As I understand it: TKIP is basically a software solution, implemented to allow old WEP hardware utilize a more secure method(basically allowing hardware designed for WEP only to use WPA). AES is hardware based. AES is more secure than TKIP and has less of an impact on the router's and PC's CPU, but TKIP is obviously more compatible. TKIP basically allowed hardware that didn't support WPA to work with the WPA protocol.

In terms of what WPA and WPA2 support, AES support was optional for WPA hardware, AES support was required for WPA2 hardware.
 
As I understand it: TKIP is basically a software solution, implemented to allow old WEP hardware utilize a more secure method(basically allowing hardware designed for WEP only to use WPA). AES is hardware based. AES is more secure than TKIP and has less of an impact on the router's and PC's CPU, but TKIP is obviously more compatible. TKIP basically allowed hardware that didn't support WPA to work with the WPA protocol.

In terms of what WPA and WPA2 support, AES support was optional for WPA hardware, AES support was required for WPA2 hardware.
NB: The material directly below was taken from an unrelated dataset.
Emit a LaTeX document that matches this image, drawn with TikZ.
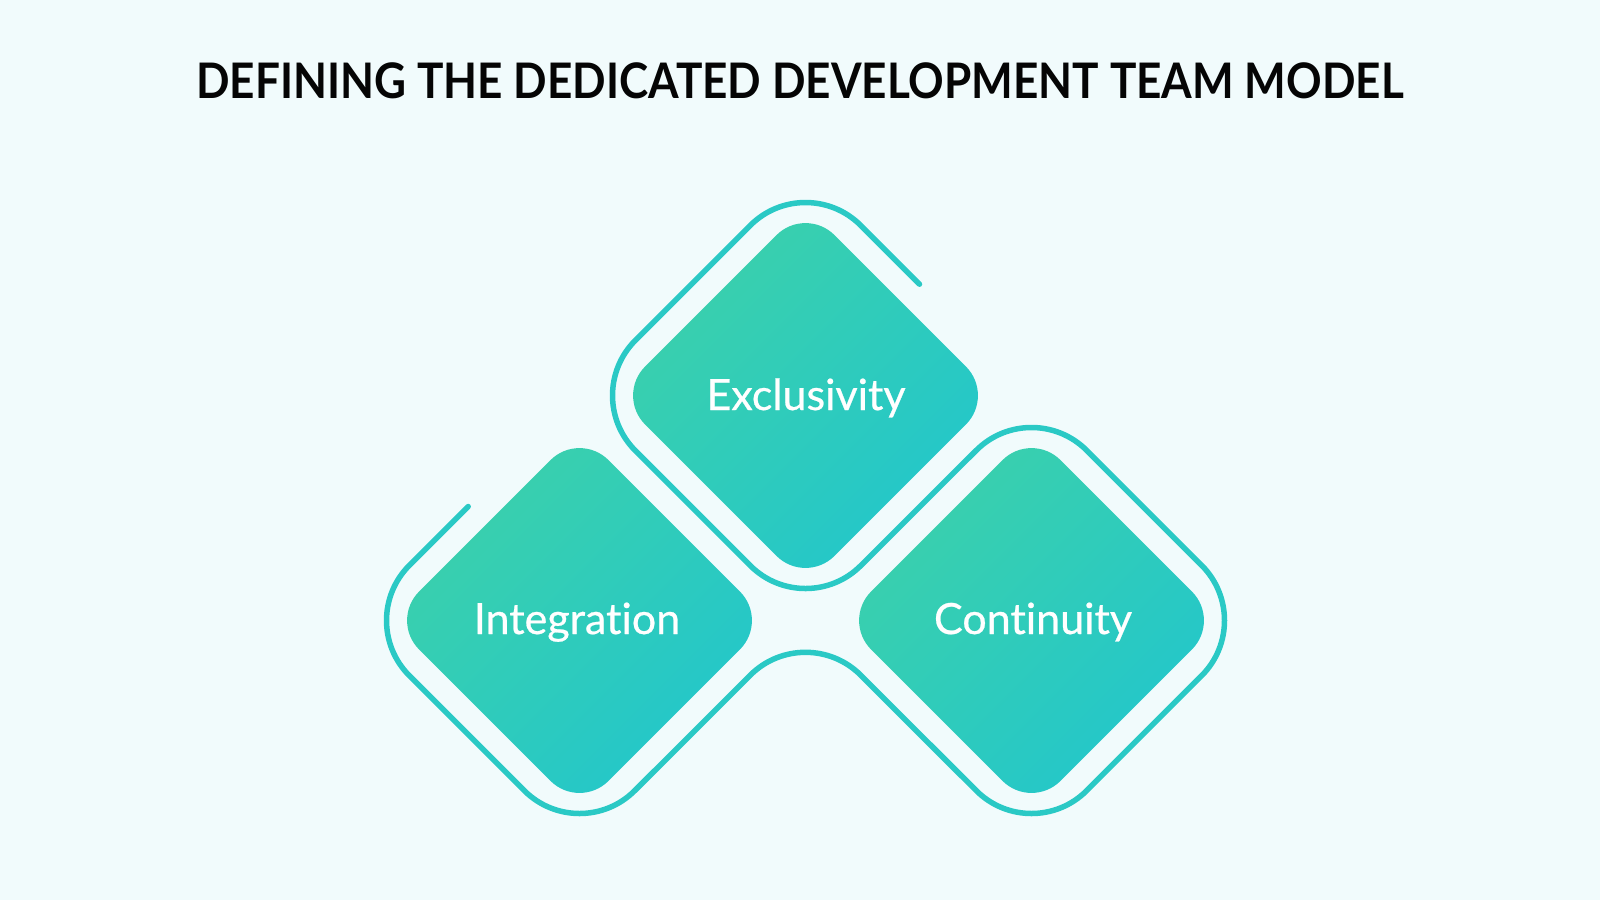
\documentclass[tikz,border=0pt]{standalone}
\usepackage{fontspec}
\setmainfont{Lato}[Ligatures=NoCommon]
\newfontfamily\lblfont{Lato}[Ligatures=NoCommon, FakeBold=0.6]
\begin{document}
\begin{tikzpicture}[x=1pt,y=-1pt]
\definecolor{bg}{RGB}{241,251,252}
\definecolor{gA}{RGB}{60,209,170}
\definecolor{gB}{RGB}{34,198,204}
\definecolor{outl}{RGB}{42,201,197}
\definecolor{ttl}{RGB}{5,5,5}
\tikzset{
  diamfill/.style={shade, top color=gA, bottom color=gB, shading angle=45, rounded corners=41pt},
  outline/.style={draw=outl, line width=5.5pt, line cap=round, rounded corners=78pt},
  lbl/.style={text=white, font=\lblfont\fontsize{43}{45}\selectfont, anchor=base, inner sep=0pt},
  ttlstyle/.style={text=ttl, font=\bfseries\fontsize{49}{50}\selectfont, anchor=base, inner sep=0pt}
}
\fill[bg] (0,0) rectangle (1600,900);
\useasboundingbox (0,0) rectangle (1600,900);
% filled diamonds
\foreach \cx/\cy in {805.5/395.5, 579.5/620.5, 1031.5/620.5}{
  \path[diamfill] (\cx,\cy-189.4) -- (\cx+189.4,\cy) -- (\cx,\cy+189.4) -- (\cx-189.4,\cy) -- cycle;
}
% outline path vertices
\coordinate (S) at (919.5,284.2);
\coordinate (Ttop) at (805.5,170.2);
\coordinate (Tleft) at (580.2,395.5);
\coordinate (Tbot) at (805.5,620.8);
\coordinate (Ctop) at (1031.5,395.2);
\coordinate (Cright) at (1256.8,620.5);
\coordinate (Cbot) at (1031.5,845.8);
\coordinate (B) at (805.5,620);
\coordinate (Ibot) at (579.5,845.8);
\coordinate (Ileft) at (354.2,620.5);
\coordinate (E) at (468.2,506.5);
\draw[outline] (S) -- (Ttop) -- (Tleft) -- (Tbot) -- (Ctop) -- (Cright) -- (Cbot) -- (B) -- (Ibot) -- (Ileft) -- (E);
% labels
\node[lbl] (lblT) at (806,410) {Exclusivity};
\node[lbl] (lblI) at (577,634) {Integration};
\node[lbl] (lblC) at (1033,634) {Continuity};
\node[ttlstyle] (title) at (800,98) {\scalebox{0.9}[1]{DEFINING THE DEDICATED DEVELOPMENT TEAM MODEL}};
\end{tikzpicture}
\end{document}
ah :D this would be why i thort AES was not supported on WPA. it is supported but it would be a router by router basis as its not requierd.
 
if i read what you said correctly, your implying setting AES or TKIP is what people set there security as without worrying about weather they use WPA or WPA2...
This is NOT what I am implying. In fact, I aint implying a damn thing :laugh:. I'm asserting that if you use AES with WPA you're still using TKIP, you're just NOT using RC4. WPA2 uses CCMP and AES, though according to the WPA2 standard it still supports TKIP. AES is not mandatory in the WPA specification, but I have yet to find an adapter that supports WPA but not WPA+AES, and that includes several adapters that have no support for WPA2.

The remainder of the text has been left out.